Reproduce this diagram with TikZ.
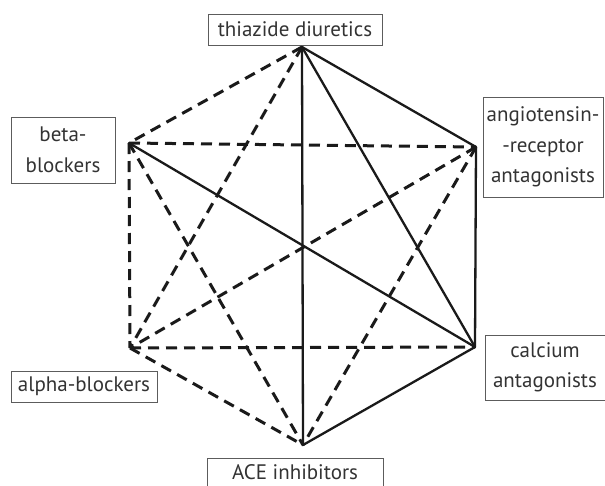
\documentclass[tikz,border=0pt]{standalone}
\usepackage{fontspec}
\setmainfont{PT Sans}
\definecolor{txt}{HTML}{333333}
\definecolor{ln}{HTML}{1A1A1A}
\begin{document}
\begin{tikzpicture}[x=1pt,y=-1pt,
  lbl/.style={draw=txt!80,line width=0.9pt,inner sep=0pt,align=center,text=txt,
    font=\fontsize{21}{30.5}\selectfont},
  solidedge/.style={draw=ln,line width=2.3pt,line cap=round},
  dashedge/.style={draw=ln,line width=3pt,dash pattern=on 11pt off 7pt}]
\useasboundingbox (0,0) rectangle (605,485);
% boxes
\node[lbl,minimum width=174pt,minimum height=31pt] (thz) at (295,29.5) {thiazide diuretics};
\node[lbl,minimum width=104pt,minimum height=66pt] (beta) at (63,150) {beta-\\blockers};
\node[lbl,minimum width=120pt,minimum height=100pt] (arb) at (543,147) {angiotensin-\\-receptor\\antagonists};
\node[lbl,minimum width=146pt,minimum height=31pt] (alpha) at (84,386.5) {alpha-blockers};
\node[lbl,minimum width=120pt,minimum height=65pt] (ca) at (545,367.5) {calcium\\antagonists};
\node[lbl,minimum width=176pt,minimum height=28pt] (ace) at (295,472) {ACE inhibitors};
% vertices
\coordinate (T) at (302,47);
\coordinate (UL) at (129,143);
\coordinate (UR) at (476,147);
\coordinate (LL) at (130,348);
\coordinate (LR) at (475,347);
\coordinate (B) at (303,445);
% dashed connectors
\draw[dashedge] (T) -- (UL);
\draw[dashedge] (T) -- (LL);
\draw[dashedge] (UL) -- (UR);
\draw[dashedge] (UL) -- (LL);
\draw[dashedge] (UL) -- (B);
\draw[dashedge] (UR) -- (LL);
\draw[dashedge] (UR) -- (B);
\draw[dashedge] (LL) -- (LR);
\draw[dashedge] (LL) -- (B);
% solid connectors
\draw[solidedge] (T) -- (UR);
\draw[solidedge] (T) -- (LR);
\draw[solidedge] (T) -- (B);
\draw[solidedge] (UL) -- (LR);
\draw[solidedge] (UR) -- (LR);
\draw[solidedge] (LR) -- (B);
\end{tikzpicture}
\end{document}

###

▸ TO DO
Omit the pictures and give the material again, exactly and in full.

▸ ANSWER BELOW
Reproduce this diagram with TikZ.
\documentclass[tikz,border=0pt]{standalone}
\usepackage{fontspec}
\setmainfont{PT Sans}
\definecolor{txt}{HTML}{333333}
\definecolor{ln}{HTML}{1A1A1A}
\begin{document}
\begin{tikzpicture}[x=1pt,y=-1pt,
  lbl/.style={draw=txt!80,line width=0.9pt,inner sep=0pt,align=center,text=txt,
    font=\fontsize{21}{30.5}\selectfont},
  solidedge/.style={draw=ln,line width=2.3pt,line cap=round},
  dashedge/.style={draw=ln,line width=3pt,dash pattern=on 11pt off 7pt}]
\useasboundingbox (0,0) rectangle (605,485);
% boxes
\node[lbl,minimum width=174pt,minimum height=31pt] (thz) at (295,29.5) {thiazide diuretics};
\node[lbl,minimum width=104pt,minimum height=66pt] (beta) at (63,150) {beta-\\blockers};
\node[lbl,minimum width=120pt,minimum height=100pt] (arb) at (543,147) {angiotensin-\\-receptor\\antagonists};
\node[lbl,minimum width=146pt,minimum height=31pt] (alpha) at (84,386.5) {alpha-blockers};
\node[lbl,minimum width=120pt,minimum height=65pt] (ca) at (545,367.5) {calcium\\antagonists};
\node[lbl,minimum width=176pt,minimum height=28pt] (ace) at (295,472) {ACE inhibitors};
% vertices
\coordinate (T) at (302,47);
\coordinate (UL) at (129,143);
\coordinate (UR) at (476,147);
\coordinate (LL) at (130,348);
\coordinate (LR) at (475,347);
\coordinate (B) at (303,445);
% dashed connectors
\draw[dashedge] (T) -- (UL);
\draw[dashedge] (T) -- (LL);
\draw[dashedge] (UL) -- (UR);
\draw[dashedge] (UL) -- (LL);
\draw[dashedge] (UL) -- (B);
\draw[dashedge] (UR) -- (LL);
\draw[dashedge] (UR) -- (B);
\draw[dashedge] (LL) -- (LR);
\draw[dashedge] (LL) -- (B);
% solid connectors
\draw[solidedge] (T) -- (UR);
\draw[solidedge] (T) -- (LR);
\draw[solidedge] (T) -- (B);
\draw[solidedge] (UL) -- (LR);
\draw[solidedge] (UR) -- (LR);
\draw[solidedge] (LR) -- (B);
\end{tikzpicture}
\end{document}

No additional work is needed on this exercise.